Calibration target for extraction of frequency dependency in synthetic aperture sonar

Abstract

Synthetic aperture sonar (SAS) can provide high resolution images of the seafloor backscatter. A current research topic is whether wider bandwidth and lower frequencies can support better discrimination of different materials. In principle, the frequency dependence of the backscatter can be estimated at high resolution over the image. We suggest a calibration target that can provide simultaneous ground truth on both strength and frequency dependence of the backscatter. We develop an extended target consisting of objects with different combinations of scattering strength and frequency dependence. In order to provide deterministic frequency dependencies, we use solid geometrical shapes in the form of spheres, cylinders/cones and corners as reflectors. The scattering strengths of these reflectors are functions of frequency to the power of 0, 1 and 2, respectively. These three frequency dependencies are combined with different scattering strengths by using replicas of different sizes.
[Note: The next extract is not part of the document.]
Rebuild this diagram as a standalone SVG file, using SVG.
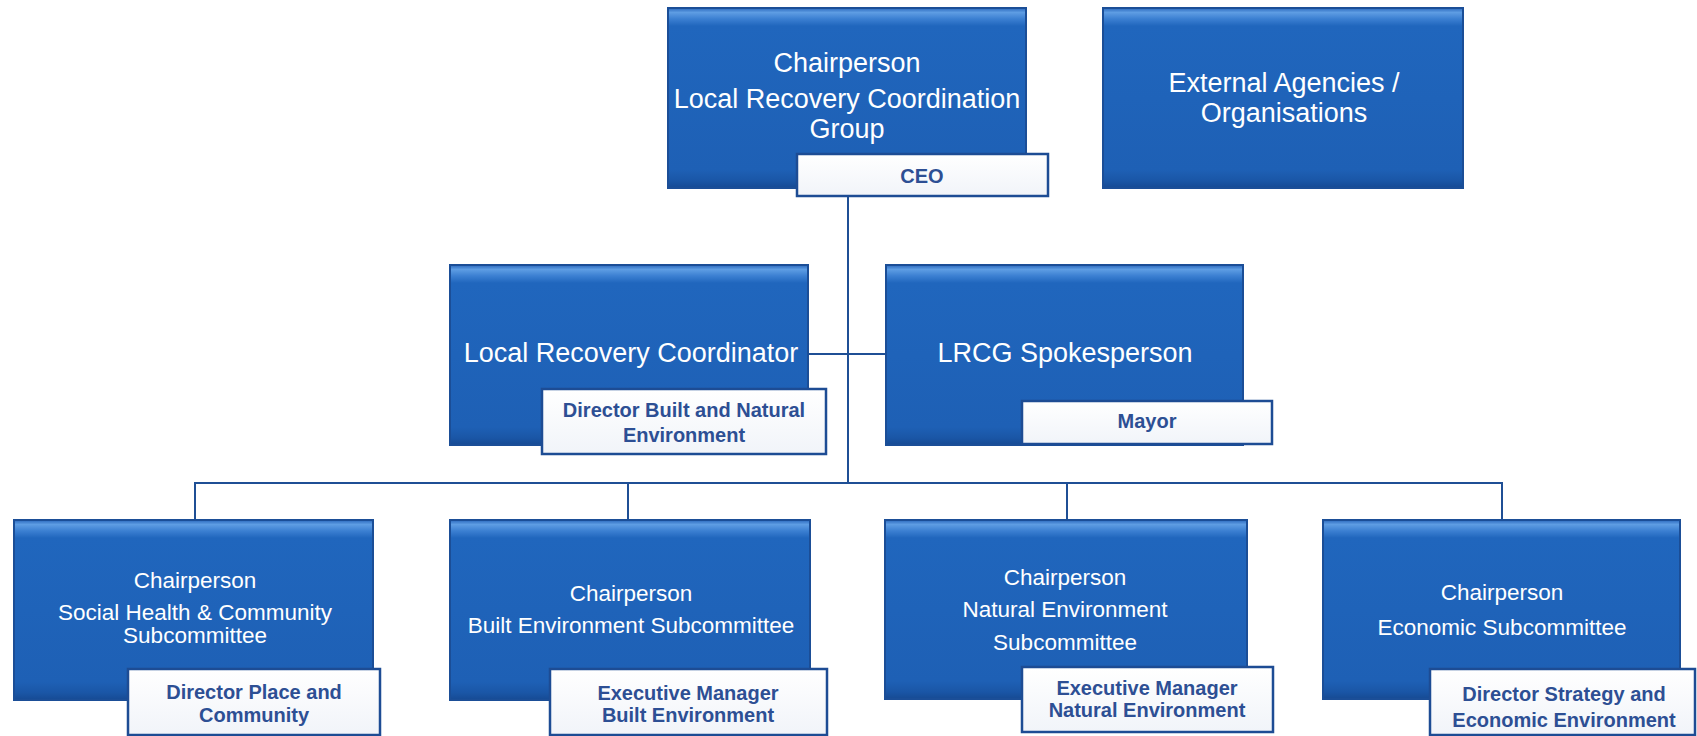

We try to limit the acoustic footprint of the targets to a point where possible, in order to support processing at the maximum SAS resolution. We mount the objects on a metal plate, and elaborate on the choice of material and thickness needed to provide the required acoustic properties at the frequencies under investigation. Finally, we present SAS images of a prototype target measured both at and outside of the design frequency. The suggested calibration target should be well suited to validate algorithms extracting the frequency dependence, and their ability to isolate the frequency dependence from the scattering strength.